The standoff...
Oh the joy's of Motherhood!! As you are trying to get your kids to understand they may have choices in life but not always, LOL the battle of breakfast began!
As I got up and started my day, I asked my youngest daughter "what do you want for breakfast" she said crackers. I said "no, baby girl we are working on eating more healthy fresh live food." I continued to tell her that we have fresh strawberries, pineapples, blueberries etc. I told her, I can make you one of the smoothies that you like. She said "No" and started to whine! "I want crackers mommy" as she squirmed in her chair. I said what about eggs on a croissant. (normally this is her favorite next to a fresh smoothie), at that time I had already gave my son his normal favorite cereal. Then he turns and say's "mommy I don't want this, I want crackers" I said listen y'all, when you were at school or church you don't tell your teacher you don't want this or that... you may say I don't like or eat that but you typically eat what they have. My daughter replies "I eat school food cause I like what they serve" I said "oh not all the time because you have told me some lunch you never ate because you didn't like the meats etc'' So the standoff got crunk, she started to whine louder and cry and bounce in her seat... wait a minute did I tell y'all she is 7! LOL, LOL, I went and cut on a church service to get focused and then I turned to her and said... "you have three choices, a croissant, smoothie, or fresh fruit. You don't normally eat cereal, so which one?" Well she fussed more. I told her "listen, those were your choices and since you didn't want them you will be hungry (now for those of you looking to stay I am starving my child or should have just given her the crackers, you have to be in my home to know, I would never starve them but when you normally eat the items offered and today you want to whine because you ain't getting your way. The foot has to be put down) My kids are in a phase to respect what I say and be thankful for what you have... so I walked off. She went to the sofa and started listening to the sermon playing... a few seconds later she comes to me and says "mommy, can I have two of the mini croissants with cream cheese, I said, "I can add butter, as there is no cream cheese." She heated them in the toaster, and went on her way. She thanked me for helping her heat her food and we talked about her throwing a fit vs just eating what we had.

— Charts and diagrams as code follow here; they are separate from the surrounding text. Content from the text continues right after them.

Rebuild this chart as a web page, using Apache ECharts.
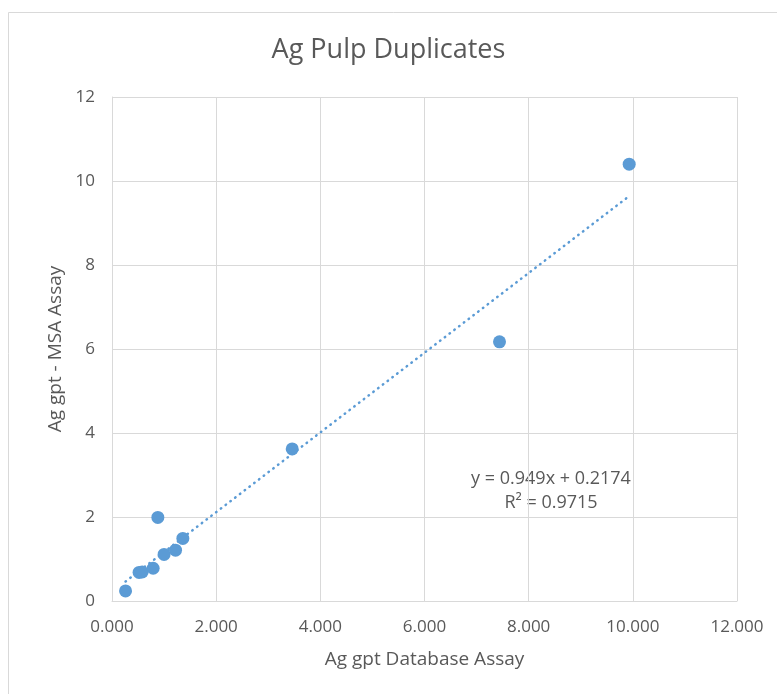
<!DOCTYPE html>
<html>
<head>
<meta charset="utf-8">
<style>
html,body{margin:0;padding:0;background:#fff;}
#chart{width:777px;height:694px;}
</style>
<script src="https://cdn.jsdelivr.net/npm/echarts@6/dist/echarts.min.js"></script>
</head>
<body>
<div id="chart"></div>
<script>
var databaseAssay = [0.26, 0.52, 0.58, 0.79, 1.00, 1.22, 1.36, 0.88, 3.46, 7.44, 9.93];
var msaAssay      = [0.24, 0.68, 0.69, 0.78, 1.11, 1.21, 1.49, 1.99, 3.62, 6.17, 10.40];
var xTicks = [0, 2, 4, 6, 8, 10, 12];
var yTicks = [0, 2, 4, 6, 8, 10, 12];
var trendSlope = 0.949;
var trendIntercept = 0.2174;
var equationLines = ['y = 0.949x + 0.2174', 'R² = 0.9715'];

var points = databaseAssay.map(function (x, i) { return [x, msaAssay[i]]; });
var xMin = Math.min.apply(null, databaseAssay);
var xMax = Math.max.apply(null, databaseAssay);
var trend = [[xMin, trendSlope * xMin + trendIntercept], [xMax, trendSlope * xMax + trendIntercept]];

var font = '"Open Sans", "Noto Sans", sans-serif';
var chart = echarts.init(document.getElementById('chart'));
chart.setOption({
  animation: false,
  backgroundColor: '#fff',
  title: {
    text: 'Ag Pulp Duplicates',
    left: 'center', top: 32,
    textStyle: { color: '#595959', fontSize: 27, fontWeight: 'normal', fontFamily: font }
  },
  grid: { left: 112, top: 97, right: 40, bottom: 93 },
  xAxis: {
    type: 'value', min: xTicks[0], max: xTicks[xTicks.length - 1], interval: 2,
    name: 'Ag gpt Database Assay', nameLocation: 'middle', nameGap: 49,
    nameTextStyle: { color: '#595959', fontSize: 19, fontFamily: font },
    axisLine: { show: true, lineStyle: { color: '#D9D9D9' } },
    axisTick: { show: false },
    axisLabel: { color: '#595959', fontSize: 17, fontFamily: font, margin: 18,
      formatter: function (v) { return v.toFixed(3); } },
    splitLine: { show: true, lineStyle: { color: '#D9D9D9' } }
  },
  yAxis: {
    type: 'value', min: yTicks[0], max: yTicks[yTicks.length - 1], interval: 2,
    name: 'Ag gpt - MSA Assay', nameLocation: 'middle', nameGap: 47,
    nameTextStyle: { color: '#595959', fontSize: 19, fontFamily: font },
    axisLine: { show: true, lineStyle: { color: '#D9D9D9' } },
    axisTick: { show: false },
    axisLabel: { color: '#595959', fontSize: 17, fontFamily: font, margin: 17 },
    splitLine: { show: true, lineStyle: { color: '#D9D9D9' } }
  },
  series: [
    {
      type: 'line', data: trend, symbol: 'none', silent: true,
      lineStyle: { color: '#5B9BD5', width: 2.5, type: [0.5, 5.5], cap: 'round' },
      z: 1
    },
    {
      type: 'scatter', data: points, symbolSize: 13,
      itemStyle: { color: '#5B9BD5', opacity: 1 },
      z: 2
    }
  ],
  graphic: [
    { type: 'rect', shape: { x: 8.5, y: 12.5, width: 800, height: 800 },
      style: { fill: 'none', stroke: '#D9D9D9', lineWidth: 1 }, silent: true, z: -1 },
    { type: 'text', x: 551, y: 470,
      style: { text: equationLines[0], fill: '#595959', fontSize: 18, fontFamily: font, align: 'center' } },
    { type: 'text', x: 551, y: 494,
      style: { text: equationLines[1], fill: '#595959', fontSize: 18, fontFamily: font, align: 'center' } }
  ]
});
</script>
</body>
</html>
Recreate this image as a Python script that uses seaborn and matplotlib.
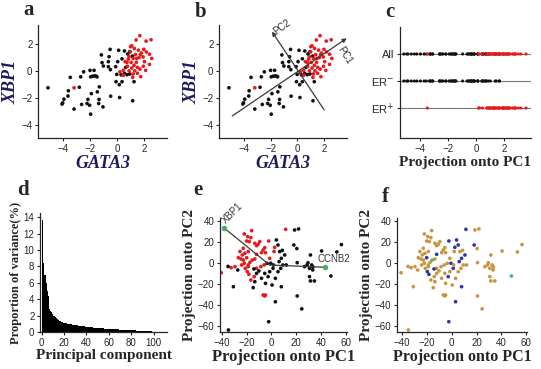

In the midst of this stand off, I felt like I had on armor to not give in, I would have normally called my husband to tell him to talk to her. I told her today is a new day, and you will respect me and honor me. She hugged me and went on her way.
This stand off seemed like forever!! I normally would have given her the crackers after the second bounce or whine, but not today!
I know that I can be easy with my kids and let them slide, but when I was prompted to see thru the manipulation and tantrum, I hand to stand my ground. She may have been a little upset, but her future self will thank me. In life we have the ability to choose, but in some instances we don't, she is an athlete and has to understand authority, honor and respect. Also to be thankful for what she has even if it isn't what she wants a the time. We have to teach them that sometimes in life you may have to wait for what you want or be patient till it comes. What you feel you lack others would appreciate, because they may not have anything. I want my kids to have it all, but I want them to have honor, character, integrity the most. Being appreciative of the small things matters.
As the quote goes, (I don't know who said it or what kids movie it came from) You get what you get and you don't pitch a fit! My adage to that is "You get what you get, and you don't pitch a fit, and if what you get ain't what you want, go make it happen!